Sunday, October 16, 2005

Between the thunder overhead and the rain popping off the balcony, drowning potted plants and the minor earthquake almost masked by my perpetually stomping (downstairs) neighbors, it might be easy to forget that I left town for nearly three weeks and have only recently returned. It may be time for a mid-life crisis and a permanent departure from this uncivilized and insouciant place where every time lightning flickers, teenaged girls scream as if they're watching fireworks. Resting after a long weekend of city living is impossible. Smack! It would be domestic violence if I knew them, but since I don't, I can only be accused of hateful thoughts and unrequited loathing.

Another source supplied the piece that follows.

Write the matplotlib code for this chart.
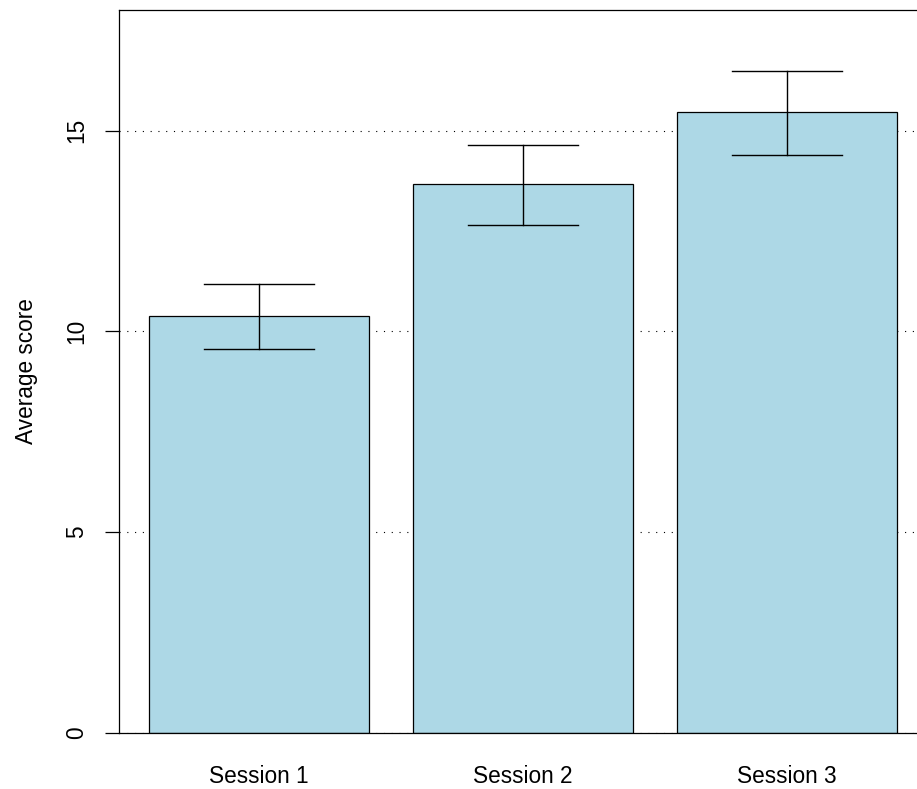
import matplotlib
matplotlib.use("Agg")
import matplotlib.pyplot as plt
import numpy as np

plt.rcParams['font.family'] = ['Liberation Sans', 'DejaVu Sans']

sessions = ["Session 1", "Session 2", "Session 3"]
means = [10.37, 13.66, 15.45]
upper = [11.19, 14.65, 16.49]
lower = [9.55, 12.64, 14.40]

W, H = 917, 789
fig = plt.figure(figsize=(W / 100, H / 100), dpi=100)
# plot region runs a little past the right edge of the canvas
ax = fig.add_axes([119 / W, (H - 733) / H, 808 / W, 723 / H])

# barplot layout: width 1, space 0.2
centers = 0.7 + 1.2 * np.arange(len(sessions))

for y in [0, 5, 10, 15]:
    ax.axhline(y, color="black", lw=0.8, linestyle=(0, (1, 6)), zorder=0)

ax.bar(centers, means, width=1.0, color="lightblue", edgecolor="black",
       linewidth=0.9, zorder=2)

for c, lo, hi in zip(centers, lower, upper):
    ax.plot([c, c], [lo, hi], color="black", lw=1.0, zorder=3)
    ax.plot([c - 0.25, c + 0.25], [hi, hi], color="black", lw=1.0, zorder=3)
    ax.plot([c - 0.25, c + 0.25], [lo, lo], color="black", lw=1.0, zorder=3)

ax.set_xlim(0.064, 3.736)
ax.set_ylim(0, 18)

for s in ax.spines.values():
    s.set_linewidth(0.9)

fs = 16.3
ax.set_yticks([0, 5, 10, 15])
ax.set_yticklabels(["0", "5", "10", "15"], rotation=90, va="center", fontsize=fs)
ax.tick_params(axis="y", length=10, width=0.9, pad=12)
ax.set_xticks(centers)
ax.set_xticklabels(sessions, fontsize=fs)
ax.tick_params(axis="x", length=0, pad=23)
ax.set_ylabel("Average score", fontsize=fs, labelpad=20)

fig.savefig("out.png", dpi=100)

Human intrusions of an unnatural nature in conflict with the weather or the earth's machinations bring out the best of my bilious loner persona. When at Yellowstone awaiting Old Faithful to gradually wind up and erupt, the crowd could not sit still; some parents contained their children, most let them run loose between the cold mock-wooden plastic benches untethered, unfettered, undisciplined. Older folks, and national park visitors are mostly older folks and German tourists, spoke loudly of the days when they could still hear. And cell phones rang and car horns bleated like the elk on the other side of the caldera; competed with the crows that cawed in echoic condemnation of our being there at all.

The kids--bored, waiting for the production to begin, for the crowning event and the whole purpose of coming to this bizarre place--could not sit still. I could, and so reduced to solitary middle-aged crank, did my best to fuss with camera, distract myself with alternating thoughts of self-annihalation and mass homicide until, after a couple practice belches, the geyser lifted out of its sulphuric pit with a soft hiss and, because the sun had set and twilight had settled over us, evaporated into a steam cloud before it could rise as high as I think it can get, for roughly 20 seconds silenced the crowd by being unexpectedly benign and imperfect; not the awe-inspiring icon documented on postage stamps and PBS documentaries, but a quiet moment of the Earth sighing, and I along with it, as everyone packed up and left, drove away to go to their hotels to turn on the TV.


I remained behind a moment to pay my respects.